_Stated exercise_:
Produce an exact transcription of the listing below, omitting the pictures.

_Stored data_:

##########

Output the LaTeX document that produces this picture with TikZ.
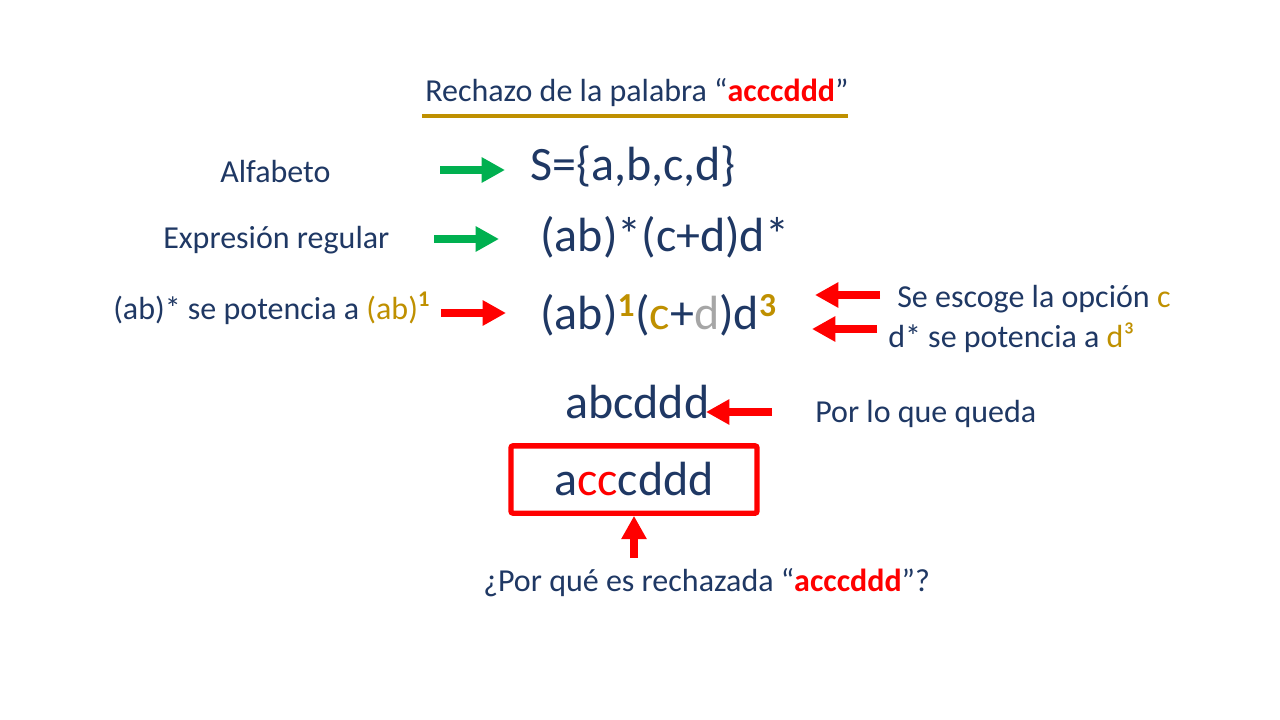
\documentclass[tikz,border=0pt]{standalone}
\usepackage{fontspec}
\setmainfont{Carlito}
\usetikzlibrary{arrows.meta}
\definecolor{navy}{HTML}{1F3864}
\definecolor{gold}{HTML}{BF9000}
\definecolor{grn}{HTML}{00B050}
\definecolor{rd}{HTML}{FF0000}
\definecolor{gry}{HTML}{A6A6A6}
\tikzset{
  lbl/.style={font=\fontsize{24}{29}\selectfont, text=navy, anchor=base west, inner sep=0pt},
  big/.style={font=\fontsize{36}{43}\selectfont, text=navy, anchor=base west, inner sep=0pt},
  fatarrow/.style={line width=6pt, -{Triangle[width=18pt,length=17.5pt]}},
  garrow/.style={fatarrow, draw=grn, fill=grn},
  rarrow/.style={fatarrow, draw=rd, fill=rd},
}
\newcommand{\gsup}[1]{\textsuperscript{\bfseries\color{gold}#1}}
\begin{document}
\begin{tikzpicture}[x=0.75pt, y=-0.75pt]
\useasboundingbox[fill=white] (0,0) rectangle (1280,720);
% title
\node[lbl] (title) at (425,102) {Rechazo de la palabra “\textcolor{rd}{\bfseries acccddd}”};
\coordinate (ulL) at (422,116);
\coordinate (ulR) at (848,116);
\draw[gold, line width=3pt] (ulL) -- (ulR);
% row 1
\node[lbl] (alf) at (220,183) {Alfabeto};
\node[big] (sig) at (530,181) {S=\{a,b,c,d\}};
\coordinate (g1s) at (440,170);
\coordinate (g1e) at (505,170);
\draw[garrow] (g1s) -- (g1e);
% row 2
\node[lbl] (exp) at (163,248) {Expresión regular};
\node[big] (re) at (540,252) {(ab)*(c+d)d*};
\coordinate (g2s) at (434,239);
\coordinate (g2e) at (499,239);
\draw[garrow] (g2s) -- (g2e);
% row 3
\node[lbl] (pot) at (113,319) {(ab)* se potencia a \textcolor{gold}{(ab)\textsuperscript{\bfseries 1}}};
\node[big] (form) at (540,329) {(ab)\gsup{1}(\textcolor{gold}{c}+\textcolor{gry}{d})d\gsup{3}};
\coordinate (r1s) at (441,313);
\coordinate (r1e) at (506,313);
\draw[rarrow] (r1s) -- (r1e);
\node[lbl] (opc) at (897,307) {Se escoge la opción \textcolor{gold}{c}};
\node[lbl] (dpot) at (888,347) {d* se potencia a \textcolor{gold}{d³}};
\coordinate (r2s) at (880,295);
\coordinate (r2e) at (815,295);
\draw[rarrow] (r2s) -- (r2e);
\coordinate (r3s) at (877,329);
\coordinate (r3e) at (812,329);
\draw[rarrow] (r3s) -- (r3e);
% row 4
\node[big] (res) at (565,418) {abcddd};
\node[lbl] (plq) at (815,422) {Por lo que queda};
\coordinate (r4s) at (772,412);
\coordinate (r4e) at (706,412);
\draw[rarrow] (r4s) -- (r4e);
% box
\node[draw=rd, line width=4pt, rounded corners=1.5pt, minimum width=184.5pt, minimum height=50.5pt,
      inner sep=0pt, font=\fontsize{36}{43}\selectfont, text=navy] (box) at (634,479.5)
      {a\textcolor{rd}{cc}cddd};
\coordinate (r5s) at (634,558);
\draw[rarrow] (r5s) -- (box.south);
% question
\node[lbl] (q) at (483,591) {¿Por qué es rechazada “\textcolor{rd}{\bfseries acccddd}”?};
\end{tikzpicture}
\end{document}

##########

_Worked solution_:
Output the LaTeX document that produces this picture with TikZ.
\documentclass[tikz,border=0pt]{standalone}
\usepackage{fontspec}
\setmainfont{Carlito}
\usetikzlibrary{arrows.meta}
\definecolor{navy}{HTML}{1F3864}
\definecolor{gold}{HTML}{BF9000}
\definecolor{grn}{HTML}{00B050}
\definecolor{rd}{HTML}{FF0000}
\definecolor{gry}{HTML}{A6A6A6}
\tikzset{
  lbl/.style={font=\fontsize{24}{29}\selectfont, text=navy, anchor=base west, inner sep=0pt},
  big/.style={font=\fontsize{36}{43}\selectfont, text=navy, anchor=base west, inner sep=0pt},
  fatarrow/.style={line width=6pt, -{Triangle[width=18pt,length=17.5pt]}},
  garrow/.style={fatarrow, draw=grn, fill=grn},
  rarrow/.style={fatarrow, draw=rd, fill=rd},
}
\newcommand{\gsup}[1]{\textsuperscript{\bfseries\color{gold}#1}}
\begin{document}
\begin{tikzpicture}[x=0.75pt, y=-0.75pt]
\useasboundingbox[fill=white] (0,0) rectangle (1280,720);
% title
\node[lbl] (title) at (425,102) {Rechazo de la palabra “\textcolor{rd}{\bfseries acccddd}”};
\coordinate (ulL) at (422,116);
\coordinate (ulR) at (848,116);
\draw[gold, line width=3pt] (ulL) -- (ulR);
% row 1
\node[lbl] (alf) at (220,183) {Alfabeto};
\node[big] (sig) at (530,181) {S=\{a,b,c,d\}};
\coordinate (g1s) at (440,170);
\coordinate (g1e) at (505,170);
\draw[garrow] (g1s) -- (g1e);
% row 2
\node[lbl] (exp) at (163,248) {Expresión regular};
\node[big] (re) at (540,252) {(ab)*(c+d)d*};
\coordinate (g2s) at (434,239);
\coordinate (g2e) at (499,239);
\draw[garrow] (g2s) -- (g2e);
% row 3
\node[lbl] (pot) at (113,319) {(ab)* se potencia a \textcolor{gold}{(ab)\textsuperscript{\bfseries 1}}};
\node[big] (form) at (540,329) {(ab)\gsup{1}(\textcolor{gold}{c}+\textcolor{gry}{d})d\gsup{3}};
\coordinate (r1s) at (441,313);
\coordinate (r1e) at (506,313);
\draw[rarrow] (r1s) -- (r1e);
\node[lbl] (opc) at (897,307) {Se escoge la opción \textcolor{gold}{c}};
\node[lbl] (dpot) at (888,347) {d* se potencia a \textcolor{gold}{d³}};
\coordinate (r2s) at (880,295);
\coordinate (r2e) at (815,295);
\draw[rarrow] (r2s) -- (r2e);
\coordinate (r3s) at (877,329);
\coordinate (r3e) at (812,329);
\draw[rarrow] (r3s) -- (r3e);
% row 4
\node[big] (res) at (565,418) {abcddd};
\node[lbl] (plq) at (815,422) {Por lo que queda};
\coordinate (r4s) at (772,412);
\coordinate (r4e) at (706,412);
\draw[rarrow] (r4s) -- (r4e);
% box
\node[draw=rd, line width=4pt, rounded corners=1.5pt, minimum width=184.5pt, minimum height=50.5pt,
      inner sep=0pt, font=\fontsize{36}{43}\selectfont, text=navy] (box) at (634,479.5)
      {a\textcolor{rd}{cc}cddd};
\coordinate (r5s) at (634,558);
\draw[rarrow] (r5s) -- (box.south);
% question
\node[lbl] (q) at (483,591) {¿Por qué es rechazada “\textcolor{rd}{\bfseries acccddd}”?};
\end{tikzpicture}
\end{document}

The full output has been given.